Model Selection Guide: Wind Turbine Anomaly Detection#
Overview#
Select and integrate your own ML models with our time-series analytics infrastructure.
What You Can Do:
Use any model (Random Forest, XGBoost, Neural Networks, etc.)
Any format (pkl, ONNX, PyTorch, TensorFlow, joblib, custom)
Modify UDF to load/run your model
Leverage GPU acceleration
Application Context#
Problem: Detect anomalies in wind turbine operations using real-time SCADA data
Input: Wind Speed (m/s), Grid Active Power (kW)
Output: Expected Grid Active Power (kW)
Deployment: Edge infrastructure (CPU or GPU accelerated)
Framework: Kapacitor UDF (User Defined Function)
Mode: Single-point streaming only (live data, point-by-point)
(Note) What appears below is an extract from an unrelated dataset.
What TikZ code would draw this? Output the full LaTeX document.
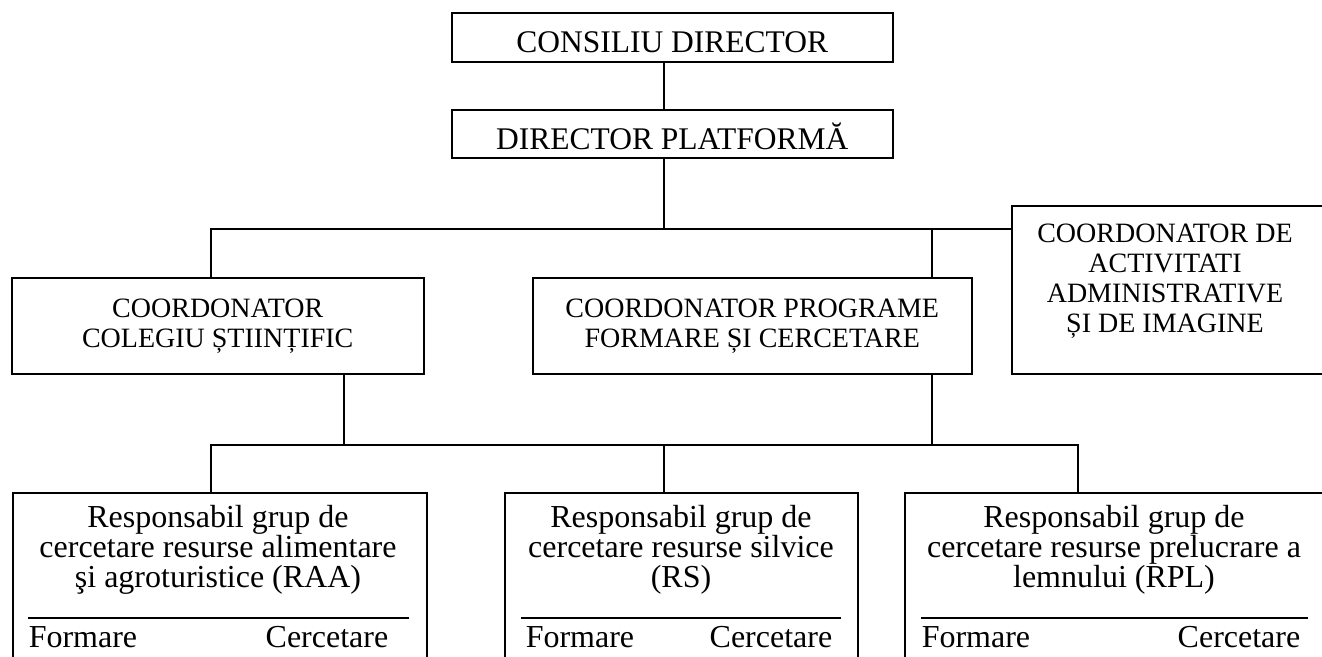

No batch processing: Each data point processed individually as it arrives
Reference Implementation#
Current Model: Random Forest Regressor (350 trees, max_depth=25)
File:
windturbine_anomaly_detector.pklPerformance: MAE < 50 kW, R² > 0.95
Why: Good balance of accuracy, speed, and interpretability
You can replace this with any model - see integration section below.
Quick Start Code#
# XGBoost with GPU
from xgboost import XGBRegressor
model = XGBRegressor(n_estimators=350, max_depth=25, tree_method='gpu_hist')
# LightGBM with GPU
from lightgbm import LGBMRegressor
model = LGBMRegressor(n_estimators=350, max_depth=25, device='gpu')
# Simple Polynomial
from sklearn.preprocessing import PolynomialFeatures
from sklearn.linear_model import LinearRegression
poly = PolynomialFeatures(degree=3)
model = LinearRegression()
# PyTorch MLP
import torch.nn as nn
class WindTurbineNet(nn.Module):
def __init__(self):
super().__init__()
self.net = nn.Sequential(
nn.Linear(1, 64), nn.ReLU(), nn.Dropout(0.2),
nn.Linear(64, 32), nn.ReLU(),
nn.Linear(32, 1)
)
def forward(self, x): return self.net(x)
Model Integration#
Supported Serialization Formats#
# 1. Pickle/Joblib (sklearn models)
import pickle, joblib
pickle.dump(model, open('model.pkl', 'wb'))
model = pickle.load(open('model.pkl', 'rb'))
# 2. ONNX (cross-platform)
from skl2onnx import convert_sklearn
from skl2onnx.common.data_types import FloatTensorType
onnx_model = convert_sklearn(model, initial_types=[('input', FloatTensorType([None, 1]))])
# 3. PyTorch
torch.save(model.state_dict(), 'model.pt')
model.load_state_dict(torch.load('model.pt'))
# 4. TensorFlow
model.save('model')
model = tf.keras.models.load_model('model')
# 5. OpenVINO (Intel hardware optimization)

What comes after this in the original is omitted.